LUCY VEITCH, Mon 22 June 2026
I went into Backrooms expecting horror. Endless yellow hallways, uncanny monsters, internet folklore brought to life. What I didn't expect was to spend the drive home thinking about memory.
The film follows Clark (Chiwetel Ejiofor), a frustrated furniture store owner who stumbles into the mysterious Backrooms, and Mary (Renate Reinsve), his therapist, whose own childhood trauma slowly emerges throughout the story.
On paper, it sounds like a familiar psychological horror setup. Watching it, however, I found myself far less interested in the monster than in what the liminal spaces themselves seemed to be saying.
The moment that shifted the film for me came through Mary's memories of her childhood. There is a scene where we see her childhood home recreated again and again, each version slightly different from the last in her memories. The camera moves downward through floor after floor of repeating rooms, each one resembling the original a little less.
Sitting there, I was thinking about how my own memory works. When I look back on difficult moments from my own life, I don't remember them perfectly. Details disappear. Conversations blur and distort. Some objects become strangely important while others vanish entirely. Yet the core emotion remains intact.
Watching Mary move through those increasingly distorted copies of her home felt like watching trauma itself. Time doesn't always soften painful memories, sometimes it reshapes them into something stranger. Something both familiar and alien.
That idea followed me throughout the rest of the film. The Backrooms aren't just a maze of never ending, ever expanding yellow office spaces. To me, they felt like a physical manifestation of getting stuck inside your own mind. Every corridor loops back on itself. Every attempt to escape seems to leads somewhere new but still familiar.
The longer Clark remains in the Backrooms, the less interested he becomes in leaving. I found that particularly unsettling because it reminded me of how easy it can be to fall into familiar patterns of thinking. The more often we revisit a thought, a regret, or a hurt, the deeper and more warped the pathway becomes.
Even some of the film's creatures, the 'Still Lifes', felt like memories more than monsters. They are copies of people that become increasingly distorted each time they are recreated and remembered. Every time we revisit a memory, we aren't pulling out the original version. We're remembering the last version we remembered.

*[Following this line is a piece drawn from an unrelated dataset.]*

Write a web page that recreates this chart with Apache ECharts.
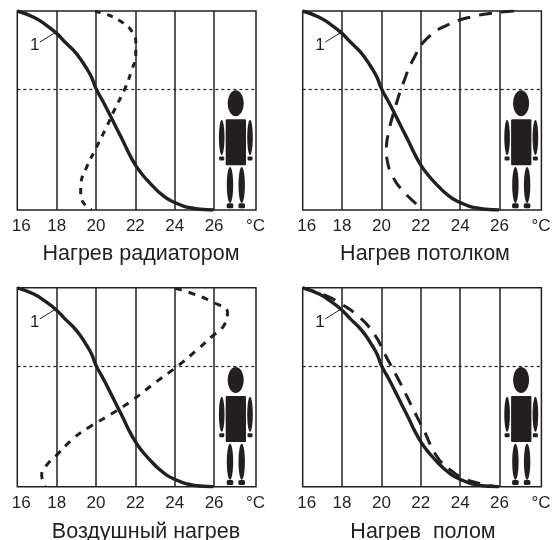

By the end, I wasn't frightened by the Backrooms themselves. I was frightened by the possibility that we all carry our own versions of them. Places built from memories we can't quite let go of, endlessly reconstructed inside our heads. For me, Backrooms succeeds because it transforms a viral horror concept into something far more human. Beneath the liminal hallways and unsettling imagery is a story about memory, trauma, and the difficult work of finding a way forward when part of you really wants to stay lost.